Ten ASIC staff, of varying levels of seniority, were also given the same task with similar prompts. Then, a group of reviewers blindly assessed the summaries produced by both humans and AI for coherency, length, ASIC references, regulation references and for identifying recommendations. They were unaware that this exercise involved AI at all.
These reviewers overwhelmingly found that the human summaries beat out their AI competitors on every criteria and on every submission, scoring an 81% on an internal rubric compared with the machine’s 47%.
The takeaway of the article is that the use of imitative AI will likely cause more work for humans in the government. I think that opposite will happen, and I think that is the real harm that the use of imitative AI will cause. Using imitative AI is supposed to save money, either by making existing employees more efficient or by replacing human work with imitative AI work. Given those incentives, what are the chances that the government officials will allow humans to correct these mistakes? Especially if the mistakes lead to fewer services being delivered?

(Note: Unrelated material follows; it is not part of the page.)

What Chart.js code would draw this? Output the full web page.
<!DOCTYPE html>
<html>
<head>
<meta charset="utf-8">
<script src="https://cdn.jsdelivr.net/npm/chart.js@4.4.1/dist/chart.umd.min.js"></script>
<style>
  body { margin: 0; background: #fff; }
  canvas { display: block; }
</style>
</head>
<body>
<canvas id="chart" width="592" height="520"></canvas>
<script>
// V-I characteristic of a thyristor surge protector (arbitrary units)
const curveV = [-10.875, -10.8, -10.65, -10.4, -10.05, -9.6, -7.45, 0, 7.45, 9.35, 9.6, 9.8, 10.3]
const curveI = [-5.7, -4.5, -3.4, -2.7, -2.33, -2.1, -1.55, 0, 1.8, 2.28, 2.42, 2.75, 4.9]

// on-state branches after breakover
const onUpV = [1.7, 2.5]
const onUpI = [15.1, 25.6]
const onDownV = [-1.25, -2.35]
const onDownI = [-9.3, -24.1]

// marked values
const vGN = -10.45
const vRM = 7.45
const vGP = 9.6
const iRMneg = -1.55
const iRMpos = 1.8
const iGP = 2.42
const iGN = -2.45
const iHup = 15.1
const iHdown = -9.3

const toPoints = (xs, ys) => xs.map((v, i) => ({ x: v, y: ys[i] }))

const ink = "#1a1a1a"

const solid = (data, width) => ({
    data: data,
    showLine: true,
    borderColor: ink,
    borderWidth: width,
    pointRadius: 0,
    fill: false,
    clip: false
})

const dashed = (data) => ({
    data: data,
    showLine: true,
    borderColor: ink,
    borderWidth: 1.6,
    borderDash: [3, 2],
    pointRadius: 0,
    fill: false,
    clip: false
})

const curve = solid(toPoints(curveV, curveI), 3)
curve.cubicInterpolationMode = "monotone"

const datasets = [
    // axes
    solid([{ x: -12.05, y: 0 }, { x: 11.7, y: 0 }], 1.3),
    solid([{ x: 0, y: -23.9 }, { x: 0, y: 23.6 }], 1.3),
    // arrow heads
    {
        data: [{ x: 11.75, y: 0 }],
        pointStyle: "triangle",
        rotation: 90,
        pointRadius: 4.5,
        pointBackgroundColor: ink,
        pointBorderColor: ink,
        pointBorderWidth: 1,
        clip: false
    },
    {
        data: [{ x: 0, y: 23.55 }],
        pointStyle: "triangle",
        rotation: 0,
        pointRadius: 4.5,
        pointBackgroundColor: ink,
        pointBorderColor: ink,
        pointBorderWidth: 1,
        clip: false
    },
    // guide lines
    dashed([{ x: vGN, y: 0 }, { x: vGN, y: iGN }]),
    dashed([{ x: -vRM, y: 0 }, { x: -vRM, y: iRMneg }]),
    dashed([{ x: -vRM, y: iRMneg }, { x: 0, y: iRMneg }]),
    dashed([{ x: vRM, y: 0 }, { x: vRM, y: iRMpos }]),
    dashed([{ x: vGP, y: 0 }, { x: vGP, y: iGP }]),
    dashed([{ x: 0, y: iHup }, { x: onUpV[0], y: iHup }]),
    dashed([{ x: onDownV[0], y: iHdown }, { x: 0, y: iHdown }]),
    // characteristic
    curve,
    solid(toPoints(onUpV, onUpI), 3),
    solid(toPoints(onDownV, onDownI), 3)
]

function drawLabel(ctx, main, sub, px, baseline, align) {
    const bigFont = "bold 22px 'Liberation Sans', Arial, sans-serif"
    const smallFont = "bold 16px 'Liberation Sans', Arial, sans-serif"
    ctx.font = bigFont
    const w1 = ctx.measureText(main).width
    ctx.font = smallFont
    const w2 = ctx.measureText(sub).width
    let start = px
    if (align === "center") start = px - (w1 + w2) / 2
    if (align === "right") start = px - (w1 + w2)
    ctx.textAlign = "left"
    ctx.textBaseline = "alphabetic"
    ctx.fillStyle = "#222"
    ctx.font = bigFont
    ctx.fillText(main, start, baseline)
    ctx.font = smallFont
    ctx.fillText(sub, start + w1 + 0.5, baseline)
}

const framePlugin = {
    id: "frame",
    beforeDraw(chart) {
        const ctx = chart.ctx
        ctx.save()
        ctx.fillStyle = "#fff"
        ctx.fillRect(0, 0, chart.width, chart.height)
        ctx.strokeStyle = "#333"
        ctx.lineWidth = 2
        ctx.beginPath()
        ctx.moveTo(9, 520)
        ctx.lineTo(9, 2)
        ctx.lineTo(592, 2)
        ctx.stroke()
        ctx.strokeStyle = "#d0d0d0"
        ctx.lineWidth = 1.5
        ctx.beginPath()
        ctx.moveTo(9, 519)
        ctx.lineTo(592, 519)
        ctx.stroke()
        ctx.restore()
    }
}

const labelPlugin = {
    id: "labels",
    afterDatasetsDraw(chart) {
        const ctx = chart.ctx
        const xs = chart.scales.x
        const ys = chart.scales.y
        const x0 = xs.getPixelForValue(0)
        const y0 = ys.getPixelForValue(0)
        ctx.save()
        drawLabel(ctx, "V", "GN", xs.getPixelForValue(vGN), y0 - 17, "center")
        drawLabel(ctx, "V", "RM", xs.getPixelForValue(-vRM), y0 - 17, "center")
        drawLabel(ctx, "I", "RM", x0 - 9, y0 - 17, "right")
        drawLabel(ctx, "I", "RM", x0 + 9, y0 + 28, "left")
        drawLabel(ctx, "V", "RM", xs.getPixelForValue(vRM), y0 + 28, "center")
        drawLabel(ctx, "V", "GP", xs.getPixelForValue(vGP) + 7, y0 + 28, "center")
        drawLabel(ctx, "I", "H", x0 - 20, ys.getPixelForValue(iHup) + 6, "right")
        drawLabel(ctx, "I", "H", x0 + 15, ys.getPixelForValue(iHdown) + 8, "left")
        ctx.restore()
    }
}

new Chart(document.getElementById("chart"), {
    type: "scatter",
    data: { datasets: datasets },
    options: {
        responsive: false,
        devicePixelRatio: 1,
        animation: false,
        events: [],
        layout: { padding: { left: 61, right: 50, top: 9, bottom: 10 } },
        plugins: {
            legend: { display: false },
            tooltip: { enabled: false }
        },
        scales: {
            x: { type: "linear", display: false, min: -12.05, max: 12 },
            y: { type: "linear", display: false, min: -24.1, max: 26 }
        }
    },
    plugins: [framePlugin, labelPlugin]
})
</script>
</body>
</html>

The answer depends, at least in part, on the politician involved. It is no secret that the right wing prefers smaller services for the disadvantaged. The temptation to allow bad imitative AI decisions, as long as they tend toward reducing service usage, would be perfectly acceptable to those kinds of politicians.
But even politicians on the left aren’t vocal about defending the people who run the government. Nor are they rushing to increase the size of the government. There are counter examples, of course. The hiring of new IRS agents, for example, shows that there is some appetite for increasing the size of the functional government. But overall, the desire is to make the government more efficient. And if the top line numbers using imitative AI suggest efficiencies, who is going to argue against it?
One of the major problems that we have in America, for example, is the high cost of building government things — railroads, subways, etc. One of the primary drivers of that is that we outsource this work instead of keeping in the government’s hands. By not keeping historical and functional knowledge in the hands of the government, the government has to repurchase that knowledge from consultants with each no project and has very few, if any, people who can tell when the consultants are either wrong, misleading, or favoring their own pocketbooks, and yet there is precious little movement toward fixing this problem. In this environment, if imitative AI can be seen, at least superficially, to be cheaper what are the odds that anyone looks closely?
We are already seeing imitative AI and other algorithms being used to discriminate and deny people government benefits they actually qualify for. That is the real danger of imitative AI — not some SkyNet fantasy of total control. Imitative AI is an average calculating machine. It can no more be SkyNet than a Furby can. Frankly, the Furby probably has more protentional for evil (I mean, look it its dead, soulless eyes and tell me you trust that thing with your children). But imitative AI can do plenty of damage without the nuclear codes. If it is allowed to, it can be used to interfere with the government’s ability to serve its citizens. We should not want to live in a world where Fancy Clippy rules any of us.